● What you should do: Leave out the pictures, and retype only the lines from the beginning of the material through the line that contains "label=name, solid_capstyle='round', solid_joinstyle='round')", including both.

● Source material:
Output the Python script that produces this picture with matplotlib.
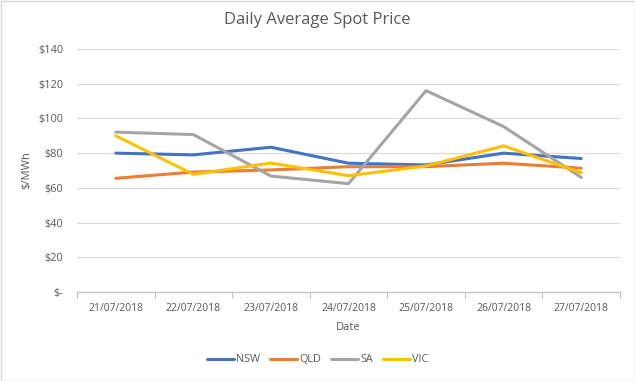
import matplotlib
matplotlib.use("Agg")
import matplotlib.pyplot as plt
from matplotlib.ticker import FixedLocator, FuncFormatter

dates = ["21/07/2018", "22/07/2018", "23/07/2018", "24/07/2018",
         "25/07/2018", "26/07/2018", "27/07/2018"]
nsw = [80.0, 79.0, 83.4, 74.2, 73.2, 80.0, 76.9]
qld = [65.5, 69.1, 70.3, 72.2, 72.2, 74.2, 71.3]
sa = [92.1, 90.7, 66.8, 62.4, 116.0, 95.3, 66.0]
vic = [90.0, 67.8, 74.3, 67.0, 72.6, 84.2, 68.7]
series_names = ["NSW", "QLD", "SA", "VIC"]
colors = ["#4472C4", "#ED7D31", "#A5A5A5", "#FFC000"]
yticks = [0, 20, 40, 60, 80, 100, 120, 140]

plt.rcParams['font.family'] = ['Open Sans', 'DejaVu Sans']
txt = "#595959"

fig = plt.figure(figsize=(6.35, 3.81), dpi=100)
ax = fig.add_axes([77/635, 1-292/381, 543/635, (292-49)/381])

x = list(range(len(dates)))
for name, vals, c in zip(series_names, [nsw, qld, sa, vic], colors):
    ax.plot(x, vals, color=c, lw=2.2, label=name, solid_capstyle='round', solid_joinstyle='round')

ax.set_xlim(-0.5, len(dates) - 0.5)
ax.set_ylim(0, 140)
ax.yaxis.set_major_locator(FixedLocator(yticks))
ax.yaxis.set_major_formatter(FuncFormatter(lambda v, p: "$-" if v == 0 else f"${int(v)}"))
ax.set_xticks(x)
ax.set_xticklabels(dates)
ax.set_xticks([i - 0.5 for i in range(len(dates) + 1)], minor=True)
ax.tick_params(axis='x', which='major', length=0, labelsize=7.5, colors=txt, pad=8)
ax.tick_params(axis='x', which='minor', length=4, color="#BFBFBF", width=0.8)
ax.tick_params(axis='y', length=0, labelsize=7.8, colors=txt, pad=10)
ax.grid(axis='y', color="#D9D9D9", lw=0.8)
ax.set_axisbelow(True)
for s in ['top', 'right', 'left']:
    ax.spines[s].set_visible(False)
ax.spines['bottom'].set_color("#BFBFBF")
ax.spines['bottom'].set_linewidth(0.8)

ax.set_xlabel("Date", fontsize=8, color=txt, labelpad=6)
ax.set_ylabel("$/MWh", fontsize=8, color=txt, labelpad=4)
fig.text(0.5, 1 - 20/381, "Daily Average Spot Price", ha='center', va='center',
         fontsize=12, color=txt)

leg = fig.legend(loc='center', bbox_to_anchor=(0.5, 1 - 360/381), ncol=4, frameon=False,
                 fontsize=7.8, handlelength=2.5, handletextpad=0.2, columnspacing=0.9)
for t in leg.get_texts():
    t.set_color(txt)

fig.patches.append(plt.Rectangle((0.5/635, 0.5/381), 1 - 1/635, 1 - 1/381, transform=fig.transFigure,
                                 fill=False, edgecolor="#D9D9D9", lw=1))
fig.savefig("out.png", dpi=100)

● Finished answer:
Output the Python script that produces this picture with matplotlib.
import matplotlib
matplotlib.use("Agg")
import matplotlib.pyplot as plt
from matplotlib.ticker import FixedLocator, FuncFormatter

dates = ["21/07/2018", "22/07/2018", "23/07/2018", "24/07/2018",
         "25/07/2018", "26/07/2018", "27/07/2018"]
nsw = [80.0, 79.0, 83.4, 74.2, 73.2, 80.0, 76.9]
qld = [65.5, 69.1, 70.3, 72.2, 72.2, 74.2, 71.3]
sa = [92.1, 90.7, 66.8, 62.4, 116.0, 95.3, 66.0]
vic = [90.0, 67.8, 74.3, 67.0, 72.6, 84.2, 68.7]
series_names = ["NSW", "QLD", "SA", "VIC"]
colors = ["#4472C4", "#ED7D31", "#A5A5A5", "#FFC000"]
yticks = [0, 20, 40, 60, 80, 100, 120, 140]

plt.rcParams['font.family'] = ['Open Sans', 'DejaVu Sans']
txt = "#595959"

fig = plt.figure(figsize=(6.35, 3.81), dpi=100)
ax = fig.add_axes([77/635, 1-292/381, 543/635, (292-49)/381])

x = list(range(len(dates)))
for name, vals, c in zip(series_names, [nsw, qld, sa, vic], colors):
    ax.plot(x, vals, color=c, lw=2.2, label=name, solid_capstyle='round', solid_joinstyle='round')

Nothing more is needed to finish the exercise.